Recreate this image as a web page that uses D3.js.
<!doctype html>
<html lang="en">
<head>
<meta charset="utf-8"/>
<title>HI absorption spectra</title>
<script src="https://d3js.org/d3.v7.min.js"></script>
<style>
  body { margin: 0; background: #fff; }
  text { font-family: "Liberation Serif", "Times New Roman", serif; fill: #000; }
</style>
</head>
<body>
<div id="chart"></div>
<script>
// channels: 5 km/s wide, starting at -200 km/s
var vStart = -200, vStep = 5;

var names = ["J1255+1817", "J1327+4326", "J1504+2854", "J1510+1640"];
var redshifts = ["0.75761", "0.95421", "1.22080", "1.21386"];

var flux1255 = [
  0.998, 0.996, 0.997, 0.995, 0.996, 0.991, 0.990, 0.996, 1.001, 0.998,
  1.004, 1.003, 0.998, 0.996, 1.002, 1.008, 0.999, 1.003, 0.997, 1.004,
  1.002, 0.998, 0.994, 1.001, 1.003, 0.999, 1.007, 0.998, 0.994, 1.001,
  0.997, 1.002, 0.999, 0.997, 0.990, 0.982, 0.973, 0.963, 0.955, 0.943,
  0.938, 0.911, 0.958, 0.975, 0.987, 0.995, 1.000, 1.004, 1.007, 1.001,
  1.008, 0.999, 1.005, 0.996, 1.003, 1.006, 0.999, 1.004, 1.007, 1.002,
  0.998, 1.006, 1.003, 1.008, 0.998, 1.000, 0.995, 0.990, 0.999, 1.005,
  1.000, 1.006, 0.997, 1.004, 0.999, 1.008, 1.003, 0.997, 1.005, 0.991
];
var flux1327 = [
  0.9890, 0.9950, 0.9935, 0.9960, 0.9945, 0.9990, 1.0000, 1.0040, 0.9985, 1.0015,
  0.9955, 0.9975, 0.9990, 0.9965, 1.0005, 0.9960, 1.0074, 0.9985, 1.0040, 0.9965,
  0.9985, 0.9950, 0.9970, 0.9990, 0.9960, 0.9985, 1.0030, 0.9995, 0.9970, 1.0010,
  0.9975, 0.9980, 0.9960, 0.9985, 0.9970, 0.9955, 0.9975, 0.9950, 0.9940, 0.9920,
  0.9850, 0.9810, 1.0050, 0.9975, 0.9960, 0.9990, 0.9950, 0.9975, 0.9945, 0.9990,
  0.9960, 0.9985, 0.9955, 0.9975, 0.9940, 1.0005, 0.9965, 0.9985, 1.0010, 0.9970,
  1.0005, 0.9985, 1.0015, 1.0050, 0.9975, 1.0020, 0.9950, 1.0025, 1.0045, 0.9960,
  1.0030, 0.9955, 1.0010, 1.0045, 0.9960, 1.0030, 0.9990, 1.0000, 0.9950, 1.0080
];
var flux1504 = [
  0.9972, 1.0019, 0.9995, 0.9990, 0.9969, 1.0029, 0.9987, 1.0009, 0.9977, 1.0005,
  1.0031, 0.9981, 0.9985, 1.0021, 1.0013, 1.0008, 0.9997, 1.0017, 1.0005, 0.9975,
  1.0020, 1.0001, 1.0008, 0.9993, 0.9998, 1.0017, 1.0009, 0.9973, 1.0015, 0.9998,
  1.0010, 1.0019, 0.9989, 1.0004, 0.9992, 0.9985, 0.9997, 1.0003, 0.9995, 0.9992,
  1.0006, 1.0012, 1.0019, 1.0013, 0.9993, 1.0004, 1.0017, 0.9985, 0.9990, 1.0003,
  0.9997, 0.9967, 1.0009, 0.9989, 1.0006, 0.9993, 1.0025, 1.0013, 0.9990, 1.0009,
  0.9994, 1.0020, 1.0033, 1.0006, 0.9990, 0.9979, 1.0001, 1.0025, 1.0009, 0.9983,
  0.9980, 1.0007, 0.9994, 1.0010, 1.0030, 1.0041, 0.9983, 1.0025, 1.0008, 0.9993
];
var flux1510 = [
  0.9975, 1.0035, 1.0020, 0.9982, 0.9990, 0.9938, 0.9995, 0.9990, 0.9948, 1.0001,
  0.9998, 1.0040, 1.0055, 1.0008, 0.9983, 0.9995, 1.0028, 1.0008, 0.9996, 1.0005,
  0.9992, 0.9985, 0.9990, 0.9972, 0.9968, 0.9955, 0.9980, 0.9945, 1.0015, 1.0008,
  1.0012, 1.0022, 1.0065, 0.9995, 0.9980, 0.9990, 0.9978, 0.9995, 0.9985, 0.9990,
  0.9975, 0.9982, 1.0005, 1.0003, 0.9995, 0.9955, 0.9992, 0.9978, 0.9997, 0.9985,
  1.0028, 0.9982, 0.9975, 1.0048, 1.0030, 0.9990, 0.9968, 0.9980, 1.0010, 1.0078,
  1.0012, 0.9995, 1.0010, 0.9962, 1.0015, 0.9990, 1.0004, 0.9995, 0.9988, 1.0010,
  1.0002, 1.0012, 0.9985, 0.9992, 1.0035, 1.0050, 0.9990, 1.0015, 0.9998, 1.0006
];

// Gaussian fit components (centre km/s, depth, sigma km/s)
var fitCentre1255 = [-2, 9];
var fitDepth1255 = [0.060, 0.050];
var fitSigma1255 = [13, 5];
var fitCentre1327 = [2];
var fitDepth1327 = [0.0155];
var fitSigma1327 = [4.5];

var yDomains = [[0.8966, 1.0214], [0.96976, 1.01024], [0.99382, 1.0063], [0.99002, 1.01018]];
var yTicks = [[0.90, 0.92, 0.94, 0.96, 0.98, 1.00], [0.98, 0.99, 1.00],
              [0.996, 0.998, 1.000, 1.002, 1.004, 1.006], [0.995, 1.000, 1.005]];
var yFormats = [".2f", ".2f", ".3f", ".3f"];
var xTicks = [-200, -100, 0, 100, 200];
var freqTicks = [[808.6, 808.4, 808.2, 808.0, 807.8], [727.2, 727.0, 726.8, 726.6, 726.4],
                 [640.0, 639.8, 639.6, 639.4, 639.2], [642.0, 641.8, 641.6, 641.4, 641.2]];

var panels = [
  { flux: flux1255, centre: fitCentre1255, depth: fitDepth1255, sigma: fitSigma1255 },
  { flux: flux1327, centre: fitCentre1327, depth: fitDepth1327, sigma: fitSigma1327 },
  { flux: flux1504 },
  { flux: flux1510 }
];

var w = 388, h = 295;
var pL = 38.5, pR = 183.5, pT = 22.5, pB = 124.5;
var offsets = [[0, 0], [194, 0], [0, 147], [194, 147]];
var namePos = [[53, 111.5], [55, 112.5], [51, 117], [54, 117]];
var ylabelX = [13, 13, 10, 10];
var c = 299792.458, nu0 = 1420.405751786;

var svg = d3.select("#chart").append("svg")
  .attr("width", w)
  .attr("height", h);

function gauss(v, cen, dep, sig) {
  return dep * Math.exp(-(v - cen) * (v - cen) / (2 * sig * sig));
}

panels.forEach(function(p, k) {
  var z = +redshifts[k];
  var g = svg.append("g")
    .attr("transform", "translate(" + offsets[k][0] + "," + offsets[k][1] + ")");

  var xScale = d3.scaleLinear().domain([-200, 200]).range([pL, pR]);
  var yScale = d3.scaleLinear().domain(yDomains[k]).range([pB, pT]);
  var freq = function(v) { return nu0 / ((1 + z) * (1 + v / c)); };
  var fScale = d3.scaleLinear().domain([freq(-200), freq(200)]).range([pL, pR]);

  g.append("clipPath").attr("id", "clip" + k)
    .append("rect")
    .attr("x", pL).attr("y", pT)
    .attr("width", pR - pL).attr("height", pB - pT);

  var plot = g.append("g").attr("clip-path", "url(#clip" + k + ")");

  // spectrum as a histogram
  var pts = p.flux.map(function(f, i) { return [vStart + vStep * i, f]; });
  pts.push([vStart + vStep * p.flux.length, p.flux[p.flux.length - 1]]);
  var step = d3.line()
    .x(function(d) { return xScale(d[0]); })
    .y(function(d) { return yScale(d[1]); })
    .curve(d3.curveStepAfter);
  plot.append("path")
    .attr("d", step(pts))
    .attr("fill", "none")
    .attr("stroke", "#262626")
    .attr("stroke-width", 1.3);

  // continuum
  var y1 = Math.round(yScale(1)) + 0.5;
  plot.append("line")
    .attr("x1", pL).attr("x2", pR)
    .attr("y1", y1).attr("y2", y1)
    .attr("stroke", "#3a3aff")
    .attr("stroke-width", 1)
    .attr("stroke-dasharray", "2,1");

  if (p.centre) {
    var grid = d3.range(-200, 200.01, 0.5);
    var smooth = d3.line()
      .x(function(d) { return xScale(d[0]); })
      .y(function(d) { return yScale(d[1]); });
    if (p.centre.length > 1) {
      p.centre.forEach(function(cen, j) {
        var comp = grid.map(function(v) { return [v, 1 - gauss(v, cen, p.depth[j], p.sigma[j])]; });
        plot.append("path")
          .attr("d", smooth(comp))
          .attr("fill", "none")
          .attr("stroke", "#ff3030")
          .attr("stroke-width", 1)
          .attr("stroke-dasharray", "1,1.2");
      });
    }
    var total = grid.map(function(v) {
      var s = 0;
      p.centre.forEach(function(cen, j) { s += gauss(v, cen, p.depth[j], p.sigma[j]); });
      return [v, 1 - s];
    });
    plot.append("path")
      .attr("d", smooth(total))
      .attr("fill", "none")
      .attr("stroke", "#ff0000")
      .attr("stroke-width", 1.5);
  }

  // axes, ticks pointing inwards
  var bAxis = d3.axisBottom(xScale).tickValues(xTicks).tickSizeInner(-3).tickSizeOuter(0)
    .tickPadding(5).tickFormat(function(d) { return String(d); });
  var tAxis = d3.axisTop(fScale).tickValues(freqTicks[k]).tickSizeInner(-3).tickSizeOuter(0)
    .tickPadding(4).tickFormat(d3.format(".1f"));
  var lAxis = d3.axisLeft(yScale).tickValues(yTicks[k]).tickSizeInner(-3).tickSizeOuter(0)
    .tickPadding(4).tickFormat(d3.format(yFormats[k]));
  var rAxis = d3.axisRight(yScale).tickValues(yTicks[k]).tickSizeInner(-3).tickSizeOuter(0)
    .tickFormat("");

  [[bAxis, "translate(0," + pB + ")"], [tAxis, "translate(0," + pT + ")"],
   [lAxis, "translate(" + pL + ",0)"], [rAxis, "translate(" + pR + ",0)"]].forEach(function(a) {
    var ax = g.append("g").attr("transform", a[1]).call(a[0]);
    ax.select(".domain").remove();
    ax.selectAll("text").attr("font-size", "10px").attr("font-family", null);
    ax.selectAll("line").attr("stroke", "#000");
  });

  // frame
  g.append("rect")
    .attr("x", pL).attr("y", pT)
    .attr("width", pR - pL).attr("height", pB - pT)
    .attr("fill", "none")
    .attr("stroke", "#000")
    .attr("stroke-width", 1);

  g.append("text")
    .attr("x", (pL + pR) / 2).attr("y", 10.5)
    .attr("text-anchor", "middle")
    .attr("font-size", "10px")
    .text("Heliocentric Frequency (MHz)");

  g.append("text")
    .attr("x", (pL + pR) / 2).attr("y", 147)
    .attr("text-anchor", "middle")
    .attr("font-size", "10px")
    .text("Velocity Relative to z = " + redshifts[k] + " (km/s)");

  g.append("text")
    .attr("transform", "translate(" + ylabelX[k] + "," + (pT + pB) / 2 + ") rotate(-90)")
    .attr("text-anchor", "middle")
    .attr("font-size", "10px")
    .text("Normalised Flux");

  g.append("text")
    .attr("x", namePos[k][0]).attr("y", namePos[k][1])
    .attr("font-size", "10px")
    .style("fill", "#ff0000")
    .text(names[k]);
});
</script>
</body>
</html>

—————

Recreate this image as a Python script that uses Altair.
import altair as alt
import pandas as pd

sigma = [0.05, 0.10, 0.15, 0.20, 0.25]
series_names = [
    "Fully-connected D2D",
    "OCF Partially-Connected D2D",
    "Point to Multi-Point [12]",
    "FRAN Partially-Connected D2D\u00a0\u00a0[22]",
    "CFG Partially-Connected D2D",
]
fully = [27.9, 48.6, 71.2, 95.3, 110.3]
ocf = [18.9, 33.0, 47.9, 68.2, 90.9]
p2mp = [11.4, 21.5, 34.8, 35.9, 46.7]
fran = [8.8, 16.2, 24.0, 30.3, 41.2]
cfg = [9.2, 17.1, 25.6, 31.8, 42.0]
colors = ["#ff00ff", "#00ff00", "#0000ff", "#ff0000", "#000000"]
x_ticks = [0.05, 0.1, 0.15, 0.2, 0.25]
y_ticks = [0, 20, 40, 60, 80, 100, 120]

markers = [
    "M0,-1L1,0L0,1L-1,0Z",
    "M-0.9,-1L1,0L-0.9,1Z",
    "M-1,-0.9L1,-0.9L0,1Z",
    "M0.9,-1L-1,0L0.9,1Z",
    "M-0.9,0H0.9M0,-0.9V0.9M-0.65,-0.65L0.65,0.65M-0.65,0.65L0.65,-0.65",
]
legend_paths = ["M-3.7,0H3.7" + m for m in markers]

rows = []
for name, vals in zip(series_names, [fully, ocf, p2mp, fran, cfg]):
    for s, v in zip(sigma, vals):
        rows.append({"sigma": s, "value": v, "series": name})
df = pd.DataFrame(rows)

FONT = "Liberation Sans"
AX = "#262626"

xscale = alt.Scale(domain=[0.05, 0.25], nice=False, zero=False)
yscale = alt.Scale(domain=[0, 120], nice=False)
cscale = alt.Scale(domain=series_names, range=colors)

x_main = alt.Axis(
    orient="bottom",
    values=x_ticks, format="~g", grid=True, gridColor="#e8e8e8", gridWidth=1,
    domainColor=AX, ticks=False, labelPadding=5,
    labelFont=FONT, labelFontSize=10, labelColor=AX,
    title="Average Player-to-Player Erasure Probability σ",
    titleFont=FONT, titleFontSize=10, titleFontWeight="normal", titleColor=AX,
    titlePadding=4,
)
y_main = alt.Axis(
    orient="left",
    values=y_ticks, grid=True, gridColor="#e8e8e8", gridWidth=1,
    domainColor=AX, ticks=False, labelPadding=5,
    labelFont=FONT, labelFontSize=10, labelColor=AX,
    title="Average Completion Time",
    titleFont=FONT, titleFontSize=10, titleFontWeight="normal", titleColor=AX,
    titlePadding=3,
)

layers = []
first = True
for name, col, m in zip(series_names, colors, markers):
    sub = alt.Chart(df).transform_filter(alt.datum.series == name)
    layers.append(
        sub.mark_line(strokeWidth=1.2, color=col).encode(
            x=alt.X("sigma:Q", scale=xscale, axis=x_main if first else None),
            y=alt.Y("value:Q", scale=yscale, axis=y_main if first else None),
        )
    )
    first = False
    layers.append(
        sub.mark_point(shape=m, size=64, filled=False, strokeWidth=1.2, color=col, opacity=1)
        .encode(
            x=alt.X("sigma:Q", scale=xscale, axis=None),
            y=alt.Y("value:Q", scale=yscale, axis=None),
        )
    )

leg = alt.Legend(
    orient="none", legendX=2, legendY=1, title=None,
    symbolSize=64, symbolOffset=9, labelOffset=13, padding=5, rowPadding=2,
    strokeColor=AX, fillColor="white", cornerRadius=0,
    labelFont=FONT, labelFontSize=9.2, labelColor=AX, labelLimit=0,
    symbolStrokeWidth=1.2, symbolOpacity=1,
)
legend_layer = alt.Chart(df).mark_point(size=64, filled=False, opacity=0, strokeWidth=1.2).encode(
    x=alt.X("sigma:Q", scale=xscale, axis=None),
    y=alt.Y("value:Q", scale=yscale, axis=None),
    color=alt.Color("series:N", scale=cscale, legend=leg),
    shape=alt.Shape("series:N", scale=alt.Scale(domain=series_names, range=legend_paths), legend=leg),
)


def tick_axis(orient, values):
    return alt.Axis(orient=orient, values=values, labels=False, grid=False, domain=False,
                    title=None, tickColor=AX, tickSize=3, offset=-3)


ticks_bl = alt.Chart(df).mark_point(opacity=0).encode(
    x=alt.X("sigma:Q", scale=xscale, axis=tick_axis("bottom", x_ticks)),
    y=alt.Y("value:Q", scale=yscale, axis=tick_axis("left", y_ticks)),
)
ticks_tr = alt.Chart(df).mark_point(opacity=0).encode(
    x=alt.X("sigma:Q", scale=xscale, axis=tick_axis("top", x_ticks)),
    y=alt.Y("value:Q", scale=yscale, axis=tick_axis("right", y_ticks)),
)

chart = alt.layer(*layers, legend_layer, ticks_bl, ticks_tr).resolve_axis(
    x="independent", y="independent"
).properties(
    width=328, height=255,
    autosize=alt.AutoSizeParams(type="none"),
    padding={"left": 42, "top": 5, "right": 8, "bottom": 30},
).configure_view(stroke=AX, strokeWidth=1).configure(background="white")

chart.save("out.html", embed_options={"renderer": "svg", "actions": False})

—————

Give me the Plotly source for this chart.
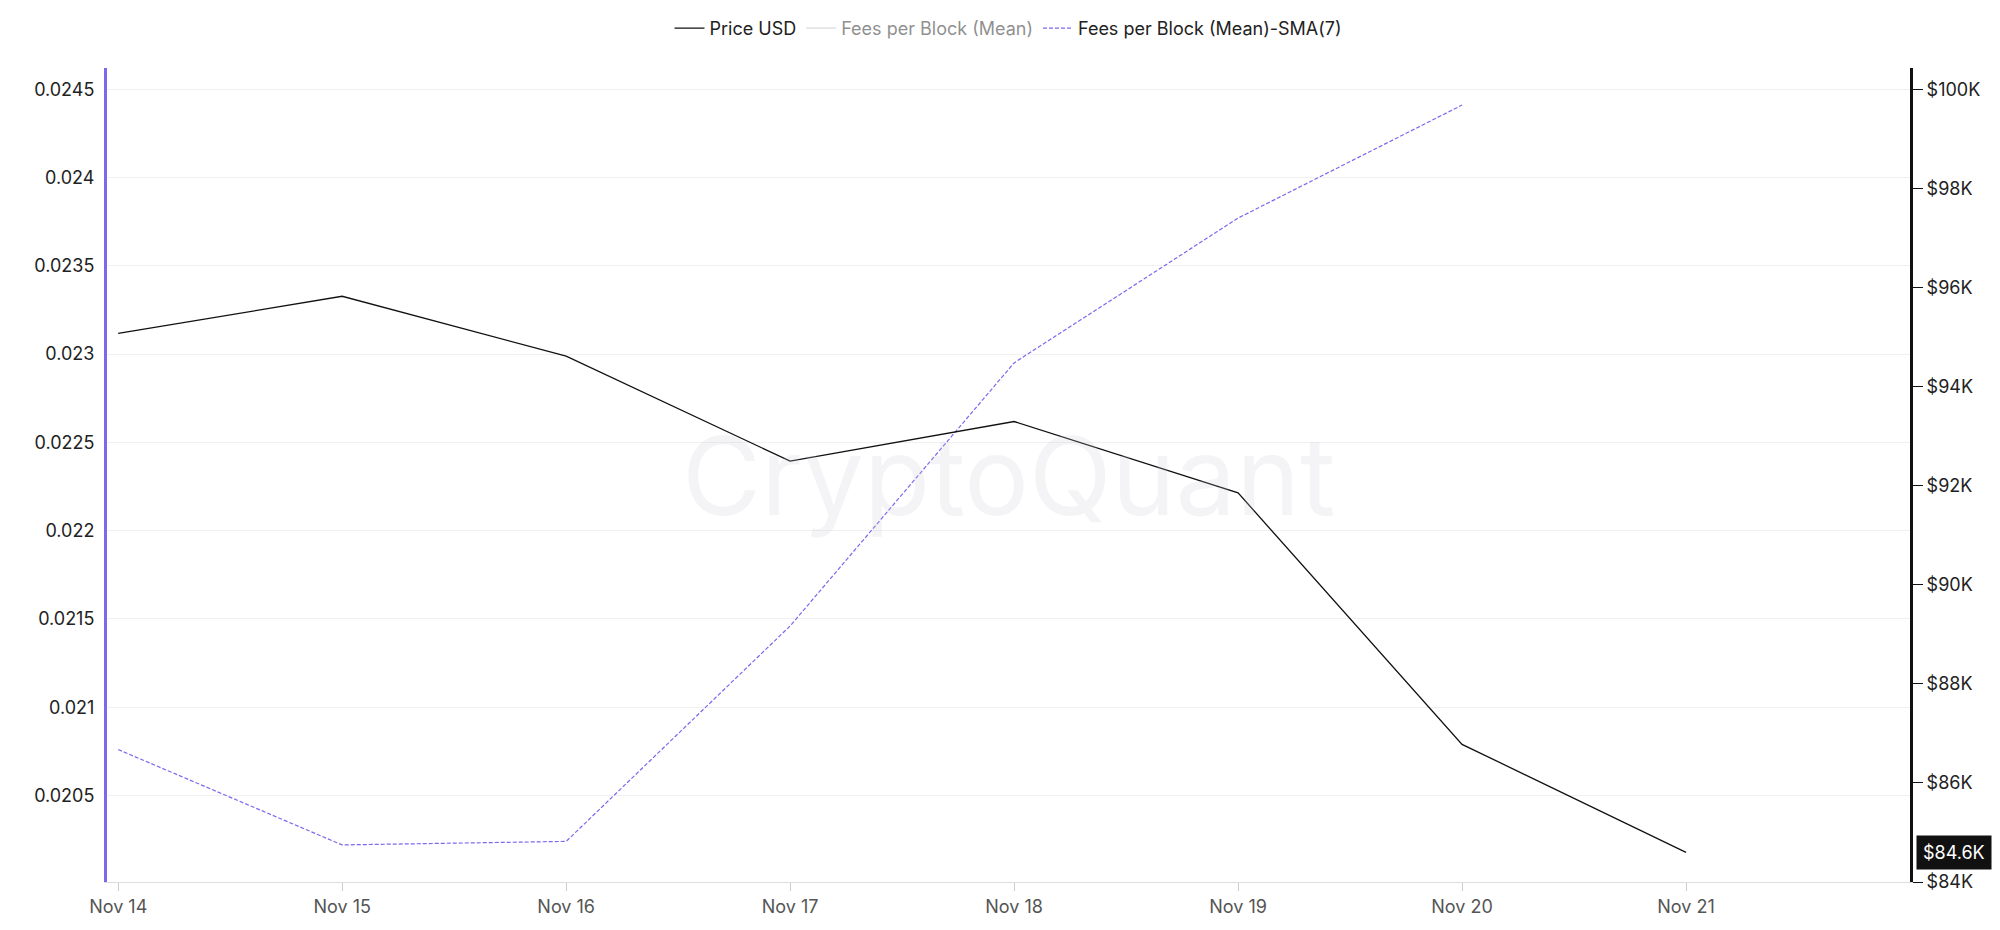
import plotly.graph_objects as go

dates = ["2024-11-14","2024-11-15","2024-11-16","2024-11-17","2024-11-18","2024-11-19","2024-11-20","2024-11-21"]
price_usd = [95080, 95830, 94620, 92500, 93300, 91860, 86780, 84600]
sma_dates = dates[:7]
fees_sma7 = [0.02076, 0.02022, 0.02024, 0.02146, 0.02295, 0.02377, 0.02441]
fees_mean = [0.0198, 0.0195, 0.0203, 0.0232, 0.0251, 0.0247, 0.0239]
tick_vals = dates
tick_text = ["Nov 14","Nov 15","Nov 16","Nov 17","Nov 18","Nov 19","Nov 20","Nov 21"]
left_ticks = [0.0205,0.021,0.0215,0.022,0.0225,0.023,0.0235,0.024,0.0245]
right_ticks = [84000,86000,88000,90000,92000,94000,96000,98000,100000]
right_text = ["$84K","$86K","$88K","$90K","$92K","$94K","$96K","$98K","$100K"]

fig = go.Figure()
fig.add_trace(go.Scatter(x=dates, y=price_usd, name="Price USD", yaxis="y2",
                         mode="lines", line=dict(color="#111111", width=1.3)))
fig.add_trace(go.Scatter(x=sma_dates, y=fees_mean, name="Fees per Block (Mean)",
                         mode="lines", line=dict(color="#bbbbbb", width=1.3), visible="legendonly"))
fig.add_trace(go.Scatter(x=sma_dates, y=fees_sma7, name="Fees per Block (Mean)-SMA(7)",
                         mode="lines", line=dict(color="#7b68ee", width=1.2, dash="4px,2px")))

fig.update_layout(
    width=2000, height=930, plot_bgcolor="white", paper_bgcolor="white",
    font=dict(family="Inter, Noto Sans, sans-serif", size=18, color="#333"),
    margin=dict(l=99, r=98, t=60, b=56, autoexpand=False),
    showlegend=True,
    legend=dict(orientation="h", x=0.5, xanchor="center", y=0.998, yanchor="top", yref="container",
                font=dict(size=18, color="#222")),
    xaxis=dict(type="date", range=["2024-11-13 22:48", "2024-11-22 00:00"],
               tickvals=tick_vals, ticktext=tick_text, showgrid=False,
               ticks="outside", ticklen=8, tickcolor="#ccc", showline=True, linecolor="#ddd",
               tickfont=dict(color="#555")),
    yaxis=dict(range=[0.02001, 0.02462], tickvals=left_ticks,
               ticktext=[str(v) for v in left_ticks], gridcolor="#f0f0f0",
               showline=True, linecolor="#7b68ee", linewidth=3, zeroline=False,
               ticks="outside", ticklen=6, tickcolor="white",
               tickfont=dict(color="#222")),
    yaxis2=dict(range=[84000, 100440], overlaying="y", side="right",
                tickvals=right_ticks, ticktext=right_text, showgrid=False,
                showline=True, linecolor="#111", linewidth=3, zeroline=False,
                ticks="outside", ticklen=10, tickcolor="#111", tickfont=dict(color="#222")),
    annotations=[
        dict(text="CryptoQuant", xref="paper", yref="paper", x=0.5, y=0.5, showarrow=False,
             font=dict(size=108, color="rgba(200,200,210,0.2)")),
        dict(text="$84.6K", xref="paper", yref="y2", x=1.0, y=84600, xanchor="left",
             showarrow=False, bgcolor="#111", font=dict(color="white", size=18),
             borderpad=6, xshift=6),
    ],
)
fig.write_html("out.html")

—————

* _YOUR TASK_: Among the entries above, locate the line with "Give me the Plotly source for this chart." and the line with "import plotly.graph_objects as go". Give those two lines and all lines between them again, exactly, leaving out the pictures.

* _COMPLETE ANSWER_:
Give me the Plotly source for this chart.
import plotly.graph_objects as go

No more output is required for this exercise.